# [GIVEN REQUEST]
Take the line containing "Generate a standalone" and every line after it to the end of the records, and copy them exactly, leaving out pictures.

# [RECORDS SHOWN]
^^^^
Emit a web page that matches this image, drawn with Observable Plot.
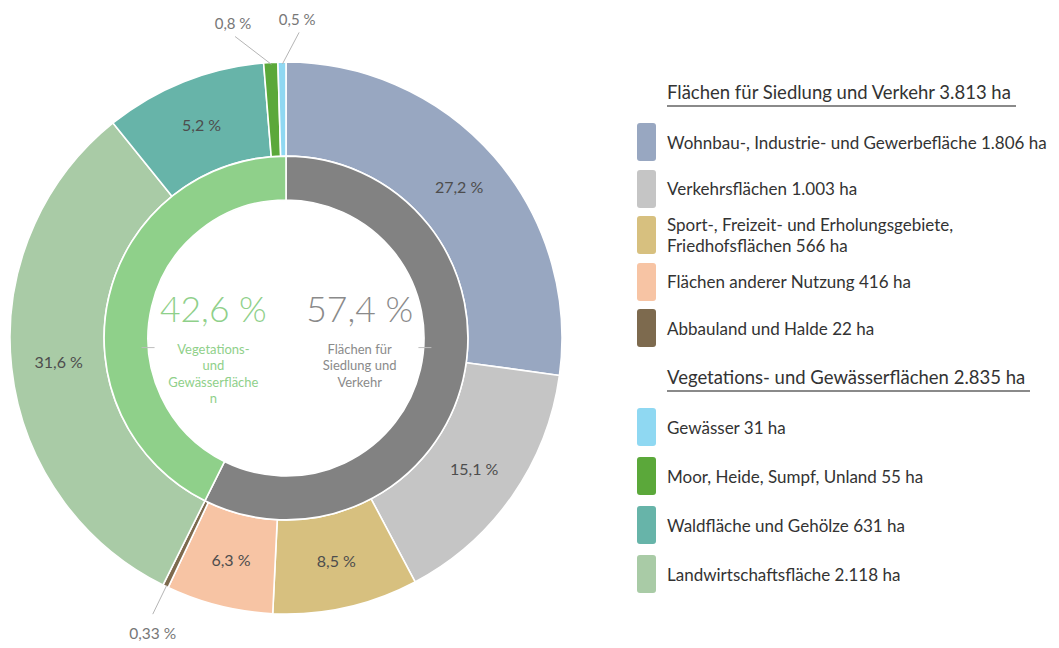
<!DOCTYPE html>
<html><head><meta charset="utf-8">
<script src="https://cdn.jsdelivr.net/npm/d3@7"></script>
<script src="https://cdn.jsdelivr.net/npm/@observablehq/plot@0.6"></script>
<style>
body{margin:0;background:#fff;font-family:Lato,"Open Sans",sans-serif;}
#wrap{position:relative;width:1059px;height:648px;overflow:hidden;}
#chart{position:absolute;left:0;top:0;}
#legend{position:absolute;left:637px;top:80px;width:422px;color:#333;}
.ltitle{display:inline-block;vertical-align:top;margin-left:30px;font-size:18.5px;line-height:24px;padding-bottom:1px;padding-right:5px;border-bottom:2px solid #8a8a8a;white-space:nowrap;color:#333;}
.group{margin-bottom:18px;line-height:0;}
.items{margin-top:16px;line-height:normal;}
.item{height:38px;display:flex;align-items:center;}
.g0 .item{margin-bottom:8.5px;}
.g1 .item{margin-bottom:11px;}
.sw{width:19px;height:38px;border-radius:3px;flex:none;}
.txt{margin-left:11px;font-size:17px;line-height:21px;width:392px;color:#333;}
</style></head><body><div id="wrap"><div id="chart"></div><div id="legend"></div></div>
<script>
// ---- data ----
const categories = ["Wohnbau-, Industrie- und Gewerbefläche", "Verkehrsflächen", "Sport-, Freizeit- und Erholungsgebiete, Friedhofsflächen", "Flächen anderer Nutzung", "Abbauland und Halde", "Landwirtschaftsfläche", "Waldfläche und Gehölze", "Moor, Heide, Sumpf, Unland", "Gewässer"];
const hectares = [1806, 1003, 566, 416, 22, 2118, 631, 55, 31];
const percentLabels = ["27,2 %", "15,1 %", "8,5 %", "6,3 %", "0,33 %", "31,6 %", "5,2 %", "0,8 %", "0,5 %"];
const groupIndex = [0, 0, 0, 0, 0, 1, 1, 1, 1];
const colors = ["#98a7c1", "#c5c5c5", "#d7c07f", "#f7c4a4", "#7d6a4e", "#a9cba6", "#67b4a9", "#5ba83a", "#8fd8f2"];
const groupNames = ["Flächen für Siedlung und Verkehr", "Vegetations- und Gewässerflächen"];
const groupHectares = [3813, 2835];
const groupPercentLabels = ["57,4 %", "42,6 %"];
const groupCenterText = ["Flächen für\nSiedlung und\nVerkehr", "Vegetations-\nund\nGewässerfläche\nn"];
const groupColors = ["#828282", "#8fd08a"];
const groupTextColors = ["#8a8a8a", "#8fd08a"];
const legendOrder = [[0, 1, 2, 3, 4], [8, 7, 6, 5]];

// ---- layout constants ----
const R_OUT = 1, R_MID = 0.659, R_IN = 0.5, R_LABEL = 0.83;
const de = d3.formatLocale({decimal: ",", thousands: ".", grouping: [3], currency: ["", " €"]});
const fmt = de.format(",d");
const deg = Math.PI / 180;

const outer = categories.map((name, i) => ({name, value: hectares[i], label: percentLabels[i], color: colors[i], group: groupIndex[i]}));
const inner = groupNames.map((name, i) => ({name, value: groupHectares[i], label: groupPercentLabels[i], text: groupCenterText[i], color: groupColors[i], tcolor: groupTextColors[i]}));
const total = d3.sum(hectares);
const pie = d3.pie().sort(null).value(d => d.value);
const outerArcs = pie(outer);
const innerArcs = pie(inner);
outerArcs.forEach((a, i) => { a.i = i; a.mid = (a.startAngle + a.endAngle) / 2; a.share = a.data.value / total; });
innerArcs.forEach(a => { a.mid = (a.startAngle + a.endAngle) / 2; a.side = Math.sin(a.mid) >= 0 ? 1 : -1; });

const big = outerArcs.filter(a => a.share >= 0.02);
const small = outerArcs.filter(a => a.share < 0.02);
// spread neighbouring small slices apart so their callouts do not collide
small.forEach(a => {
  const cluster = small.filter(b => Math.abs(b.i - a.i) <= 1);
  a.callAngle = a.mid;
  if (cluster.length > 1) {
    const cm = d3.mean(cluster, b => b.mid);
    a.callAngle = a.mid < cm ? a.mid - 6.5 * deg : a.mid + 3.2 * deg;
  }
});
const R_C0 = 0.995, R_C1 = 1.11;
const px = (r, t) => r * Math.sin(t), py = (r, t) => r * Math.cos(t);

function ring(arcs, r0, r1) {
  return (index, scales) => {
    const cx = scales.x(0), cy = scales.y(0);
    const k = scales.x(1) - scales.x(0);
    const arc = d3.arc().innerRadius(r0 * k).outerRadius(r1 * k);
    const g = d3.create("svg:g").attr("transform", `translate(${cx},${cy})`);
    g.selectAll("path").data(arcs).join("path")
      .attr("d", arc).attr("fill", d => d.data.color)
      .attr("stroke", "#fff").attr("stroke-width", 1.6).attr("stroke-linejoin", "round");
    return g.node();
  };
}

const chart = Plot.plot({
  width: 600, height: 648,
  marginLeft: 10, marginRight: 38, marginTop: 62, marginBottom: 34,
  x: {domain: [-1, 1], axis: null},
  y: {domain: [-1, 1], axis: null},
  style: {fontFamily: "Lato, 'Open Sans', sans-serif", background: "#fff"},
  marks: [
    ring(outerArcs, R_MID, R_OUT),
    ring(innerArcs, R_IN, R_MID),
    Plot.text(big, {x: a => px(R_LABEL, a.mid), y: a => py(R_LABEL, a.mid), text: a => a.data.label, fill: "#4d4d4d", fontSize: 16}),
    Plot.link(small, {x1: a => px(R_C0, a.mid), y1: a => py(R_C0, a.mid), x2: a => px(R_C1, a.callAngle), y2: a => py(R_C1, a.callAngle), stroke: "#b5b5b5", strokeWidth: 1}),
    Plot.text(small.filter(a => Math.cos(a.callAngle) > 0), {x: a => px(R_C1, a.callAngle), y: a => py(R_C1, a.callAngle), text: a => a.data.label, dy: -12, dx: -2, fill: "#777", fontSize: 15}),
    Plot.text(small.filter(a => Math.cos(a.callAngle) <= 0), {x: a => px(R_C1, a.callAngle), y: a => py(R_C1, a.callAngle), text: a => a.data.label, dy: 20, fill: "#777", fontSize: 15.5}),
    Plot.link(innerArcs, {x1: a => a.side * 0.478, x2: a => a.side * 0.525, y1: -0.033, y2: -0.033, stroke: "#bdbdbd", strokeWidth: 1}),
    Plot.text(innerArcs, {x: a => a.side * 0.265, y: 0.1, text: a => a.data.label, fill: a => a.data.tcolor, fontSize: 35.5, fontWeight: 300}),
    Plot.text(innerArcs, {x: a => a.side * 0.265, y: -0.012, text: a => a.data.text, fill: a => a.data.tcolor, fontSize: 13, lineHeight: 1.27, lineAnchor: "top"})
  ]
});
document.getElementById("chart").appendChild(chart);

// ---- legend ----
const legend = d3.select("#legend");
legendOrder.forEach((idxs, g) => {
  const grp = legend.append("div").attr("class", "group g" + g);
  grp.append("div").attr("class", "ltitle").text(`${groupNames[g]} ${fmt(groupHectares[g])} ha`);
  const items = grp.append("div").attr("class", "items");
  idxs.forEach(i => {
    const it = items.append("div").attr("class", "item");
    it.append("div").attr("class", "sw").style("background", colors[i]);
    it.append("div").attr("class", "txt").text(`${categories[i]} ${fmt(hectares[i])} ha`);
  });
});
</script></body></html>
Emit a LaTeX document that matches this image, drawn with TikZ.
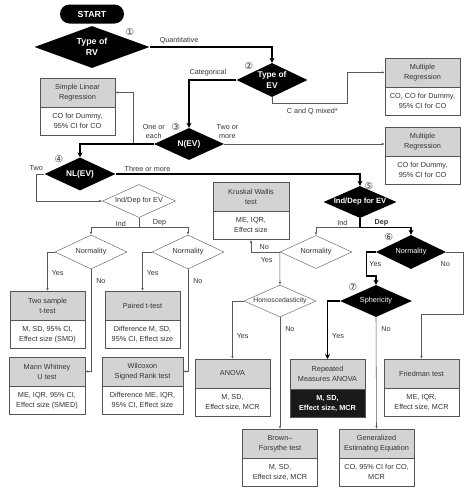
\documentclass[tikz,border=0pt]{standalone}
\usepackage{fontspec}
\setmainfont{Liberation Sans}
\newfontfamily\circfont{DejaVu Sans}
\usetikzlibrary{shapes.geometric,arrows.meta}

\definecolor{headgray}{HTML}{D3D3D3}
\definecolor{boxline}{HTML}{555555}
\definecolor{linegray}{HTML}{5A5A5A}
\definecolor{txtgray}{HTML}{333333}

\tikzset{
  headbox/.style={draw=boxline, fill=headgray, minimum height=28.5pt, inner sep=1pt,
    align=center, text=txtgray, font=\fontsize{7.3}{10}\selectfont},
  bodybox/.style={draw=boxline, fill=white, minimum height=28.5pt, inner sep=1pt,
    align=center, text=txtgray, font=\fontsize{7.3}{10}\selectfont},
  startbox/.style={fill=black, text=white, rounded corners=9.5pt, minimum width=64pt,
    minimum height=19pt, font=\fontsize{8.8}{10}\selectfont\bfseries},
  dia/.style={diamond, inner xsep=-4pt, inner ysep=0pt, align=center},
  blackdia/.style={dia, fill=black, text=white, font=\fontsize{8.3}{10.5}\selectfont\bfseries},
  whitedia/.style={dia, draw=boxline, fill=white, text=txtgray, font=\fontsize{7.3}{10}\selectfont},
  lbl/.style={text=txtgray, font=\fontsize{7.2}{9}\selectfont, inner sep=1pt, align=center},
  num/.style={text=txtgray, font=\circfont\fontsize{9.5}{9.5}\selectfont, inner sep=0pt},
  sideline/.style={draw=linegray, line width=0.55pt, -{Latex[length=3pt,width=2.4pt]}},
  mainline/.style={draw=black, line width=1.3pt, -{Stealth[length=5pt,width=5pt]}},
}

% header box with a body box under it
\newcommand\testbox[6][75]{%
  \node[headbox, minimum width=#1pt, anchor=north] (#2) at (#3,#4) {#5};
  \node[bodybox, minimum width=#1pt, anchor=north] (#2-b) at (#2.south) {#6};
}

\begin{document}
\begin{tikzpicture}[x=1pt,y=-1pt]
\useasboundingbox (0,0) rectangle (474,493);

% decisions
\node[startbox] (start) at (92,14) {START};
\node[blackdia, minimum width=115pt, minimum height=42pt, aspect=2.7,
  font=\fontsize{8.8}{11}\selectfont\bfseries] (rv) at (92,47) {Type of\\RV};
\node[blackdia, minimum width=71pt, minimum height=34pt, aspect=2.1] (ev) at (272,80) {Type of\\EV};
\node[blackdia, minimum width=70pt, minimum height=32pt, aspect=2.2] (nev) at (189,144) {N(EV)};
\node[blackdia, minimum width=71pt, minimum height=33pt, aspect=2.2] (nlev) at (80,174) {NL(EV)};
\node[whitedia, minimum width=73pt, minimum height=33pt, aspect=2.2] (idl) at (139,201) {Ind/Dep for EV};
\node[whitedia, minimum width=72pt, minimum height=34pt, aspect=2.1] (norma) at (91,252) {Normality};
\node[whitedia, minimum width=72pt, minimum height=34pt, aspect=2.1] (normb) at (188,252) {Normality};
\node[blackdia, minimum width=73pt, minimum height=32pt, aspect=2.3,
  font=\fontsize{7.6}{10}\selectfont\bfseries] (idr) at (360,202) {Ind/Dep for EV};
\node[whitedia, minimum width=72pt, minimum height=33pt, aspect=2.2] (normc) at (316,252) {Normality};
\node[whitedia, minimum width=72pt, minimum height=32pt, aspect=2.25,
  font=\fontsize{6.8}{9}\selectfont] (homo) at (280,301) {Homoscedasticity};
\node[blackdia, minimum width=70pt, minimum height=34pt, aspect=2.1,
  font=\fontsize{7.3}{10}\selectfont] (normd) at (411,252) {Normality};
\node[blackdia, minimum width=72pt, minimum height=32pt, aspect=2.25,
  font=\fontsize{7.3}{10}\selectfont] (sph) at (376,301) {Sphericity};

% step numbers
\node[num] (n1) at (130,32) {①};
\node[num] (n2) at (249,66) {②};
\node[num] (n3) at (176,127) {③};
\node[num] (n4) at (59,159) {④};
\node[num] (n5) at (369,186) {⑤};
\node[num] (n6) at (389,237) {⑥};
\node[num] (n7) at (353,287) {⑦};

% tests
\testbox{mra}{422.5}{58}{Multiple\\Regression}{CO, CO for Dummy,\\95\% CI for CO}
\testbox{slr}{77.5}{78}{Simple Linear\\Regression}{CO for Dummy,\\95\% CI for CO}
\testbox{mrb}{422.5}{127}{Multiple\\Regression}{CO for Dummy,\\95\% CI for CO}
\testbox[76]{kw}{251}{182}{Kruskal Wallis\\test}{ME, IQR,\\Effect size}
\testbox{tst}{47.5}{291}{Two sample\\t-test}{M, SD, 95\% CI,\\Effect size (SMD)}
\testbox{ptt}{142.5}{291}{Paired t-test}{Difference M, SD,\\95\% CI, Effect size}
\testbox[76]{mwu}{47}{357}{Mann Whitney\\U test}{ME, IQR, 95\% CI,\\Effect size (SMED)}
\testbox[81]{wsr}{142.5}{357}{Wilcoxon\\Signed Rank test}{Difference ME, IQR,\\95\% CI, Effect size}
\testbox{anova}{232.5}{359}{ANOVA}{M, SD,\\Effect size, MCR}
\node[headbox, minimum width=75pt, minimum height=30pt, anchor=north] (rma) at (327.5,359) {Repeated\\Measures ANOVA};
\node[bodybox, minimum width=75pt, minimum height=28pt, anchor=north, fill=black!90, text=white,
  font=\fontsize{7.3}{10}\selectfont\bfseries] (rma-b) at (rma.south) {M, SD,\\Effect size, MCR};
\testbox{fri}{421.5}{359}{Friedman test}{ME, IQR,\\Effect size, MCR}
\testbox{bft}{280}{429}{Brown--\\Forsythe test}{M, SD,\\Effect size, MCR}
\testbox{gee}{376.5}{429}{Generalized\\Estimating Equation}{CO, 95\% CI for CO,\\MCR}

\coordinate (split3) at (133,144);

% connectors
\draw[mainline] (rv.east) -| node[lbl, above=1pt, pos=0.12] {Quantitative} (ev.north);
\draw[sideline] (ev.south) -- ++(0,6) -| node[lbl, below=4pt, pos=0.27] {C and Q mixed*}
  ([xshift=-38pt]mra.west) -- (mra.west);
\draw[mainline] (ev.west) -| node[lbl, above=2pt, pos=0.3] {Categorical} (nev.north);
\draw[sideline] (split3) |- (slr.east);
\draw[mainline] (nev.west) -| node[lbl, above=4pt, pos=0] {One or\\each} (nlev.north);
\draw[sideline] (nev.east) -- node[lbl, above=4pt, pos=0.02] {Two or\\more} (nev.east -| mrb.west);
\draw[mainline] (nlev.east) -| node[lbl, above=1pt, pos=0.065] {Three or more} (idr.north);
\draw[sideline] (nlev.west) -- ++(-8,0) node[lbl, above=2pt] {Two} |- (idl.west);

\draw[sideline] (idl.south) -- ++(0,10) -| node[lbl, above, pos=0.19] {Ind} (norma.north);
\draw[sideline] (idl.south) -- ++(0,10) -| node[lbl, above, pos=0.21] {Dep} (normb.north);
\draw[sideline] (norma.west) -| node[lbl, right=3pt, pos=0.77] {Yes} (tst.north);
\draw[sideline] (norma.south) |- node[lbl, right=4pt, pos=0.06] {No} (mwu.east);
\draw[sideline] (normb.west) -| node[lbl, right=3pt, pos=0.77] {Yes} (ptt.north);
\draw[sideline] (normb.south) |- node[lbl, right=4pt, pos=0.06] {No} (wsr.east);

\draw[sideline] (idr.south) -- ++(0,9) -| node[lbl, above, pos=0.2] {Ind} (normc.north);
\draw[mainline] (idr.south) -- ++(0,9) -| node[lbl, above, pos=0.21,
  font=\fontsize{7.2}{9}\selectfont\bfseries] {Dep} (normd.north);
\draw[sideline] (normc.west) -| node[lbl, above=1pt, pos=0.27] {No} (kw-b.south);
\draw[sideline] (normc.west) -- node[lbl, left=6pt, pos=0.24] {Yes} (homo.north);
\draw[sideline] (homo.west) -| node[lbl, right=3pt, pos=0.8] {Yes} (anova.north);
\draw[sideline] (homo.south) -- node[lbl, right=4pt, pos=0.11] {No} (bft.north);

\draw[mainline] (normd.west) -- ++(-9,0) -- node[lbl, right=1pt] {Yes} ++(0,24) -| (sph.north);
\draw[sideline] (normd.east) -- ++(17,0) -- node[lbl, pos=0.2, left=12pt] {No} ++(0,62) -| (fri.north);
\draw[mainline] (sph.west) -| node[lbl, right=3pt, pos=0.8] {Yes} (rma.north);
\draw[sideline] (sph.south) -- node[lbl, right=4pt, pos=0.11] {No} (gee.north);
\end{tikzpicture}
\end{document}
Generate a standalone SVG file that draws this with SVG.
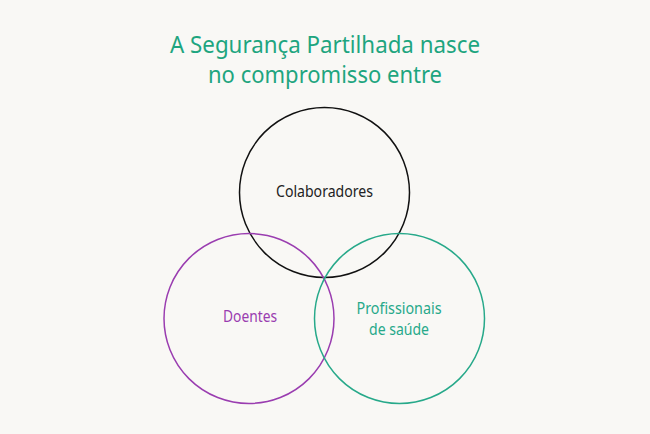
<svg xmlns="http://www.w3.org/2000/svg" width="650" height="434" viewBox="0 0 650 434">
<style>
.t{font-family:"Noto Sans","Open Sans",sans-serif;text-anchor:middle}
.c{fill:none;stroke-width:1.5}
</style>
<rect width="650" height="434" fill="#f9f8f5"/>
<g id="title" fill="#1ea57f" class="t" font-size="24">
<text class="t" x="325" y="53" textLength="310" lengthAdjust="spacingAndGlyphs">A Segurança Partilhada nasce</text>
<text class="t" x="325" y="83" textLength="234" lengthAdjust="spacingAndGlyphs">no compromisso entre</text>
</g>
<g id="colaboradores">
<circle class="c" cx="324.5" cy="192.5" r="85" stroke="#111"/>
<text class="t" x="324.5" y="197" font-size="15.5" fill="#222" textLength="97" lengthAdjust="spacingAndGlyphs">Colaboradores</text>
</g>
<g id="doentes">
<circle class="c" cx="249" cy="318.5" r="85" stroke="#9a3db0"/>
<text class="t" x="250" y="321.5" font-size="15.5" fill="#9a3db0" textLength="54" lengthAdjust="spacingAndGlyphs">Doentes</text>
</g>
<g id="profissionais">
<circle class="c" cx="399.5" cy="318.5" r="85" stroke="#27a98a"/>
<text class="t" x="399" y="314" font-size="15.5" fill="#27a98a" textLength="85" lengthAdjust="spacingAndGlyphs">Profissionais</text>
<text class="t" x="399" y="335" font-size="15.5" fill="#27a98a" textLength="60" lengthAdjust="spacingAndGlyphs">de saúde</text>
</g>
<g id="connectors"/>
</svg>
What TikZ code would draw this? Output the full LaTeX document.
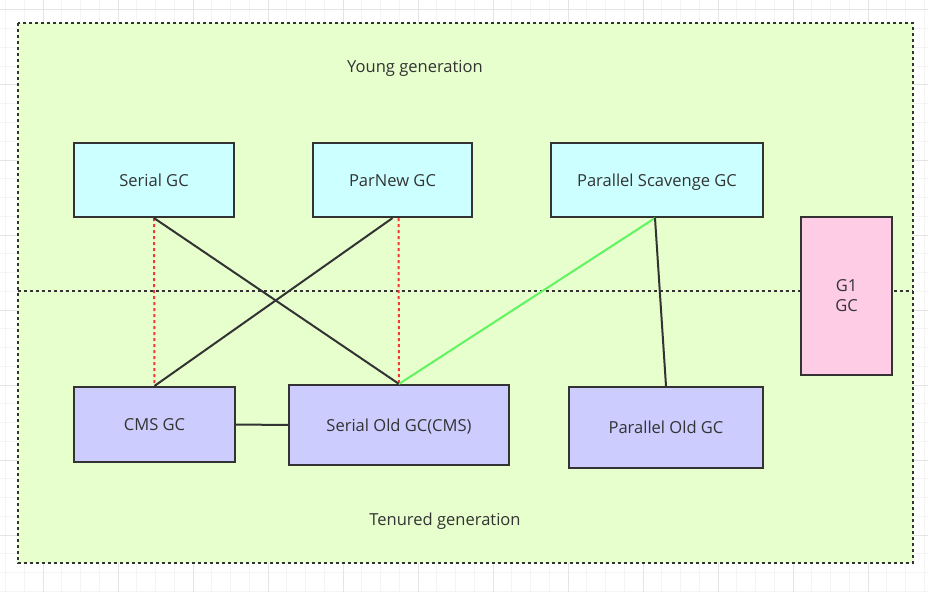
^^^^
# [SOLUTION FOR THIS EXERCISE]
Generate a standalone SVG file that draws this with SVG.
<svg xmlns="http://www.w3.org/2000/svg" width="650" height="434" viewBox="0 0 650 434">
<style>
.t{font-family:"Noto Sans","Open Sans",sans-serif;text-anchor:middle}
.c{fill:none;stroke-width:1.5}
</style>
<rect width="650" height="434" fill="#f9f8f5"/>
<g id="title" fill="#1ea57f" class="t" font-size="24">
<text class="t" x="325" y="53" textLength="310" lengthAdjust="spacingAndGlyphs">A Segurança Partilhada nasce</text>
<text class="t" x="325" y="83" textLength="234" lengthAdjust="spacingAndGlyphs">no compromisso entre</text>
</g>
<g id="colaboradores">
<circle class="c" cx="324.5" cy="192.5" r="85" stroke="#111"/>
<text class="t" x="324.5" y="197" font-size="15.5" fill="#222" textLength="97" lengthAdjust="spacingAndGlyphs">Colaboradores</text>
</g>
<g id="doentes">
<circle class="c" cx="249" cy="318.5" r="85" stroke="#9a3db0"/>
<text class="t" x="250" y="321.5" font-size="15.5" fill="#9a3db0" textLength="54" lengthAdjust="spacingAndGlyphs">Doentes</text>
</g>
<g id="profissionais">
<circle class="c" cx="399.5" cy="318.5" r="85" stroke="#27a98a"/>
<text class="t" x="399" y="314" font-size="15.5" fill="#27a98a" textLength="85" lengthAdjust="spacingAndGlyphs">Profissionais</text>
<text class="t" x="399" y="335" font-size="15.5" fill="#27a98a" textLength="60" lengthAdjust="spacingAndGlyphs">de saúde</text>
</g>
<g id="connectors"/>
</svg>
What TikZ code would draw this? Output the full LaTeX document.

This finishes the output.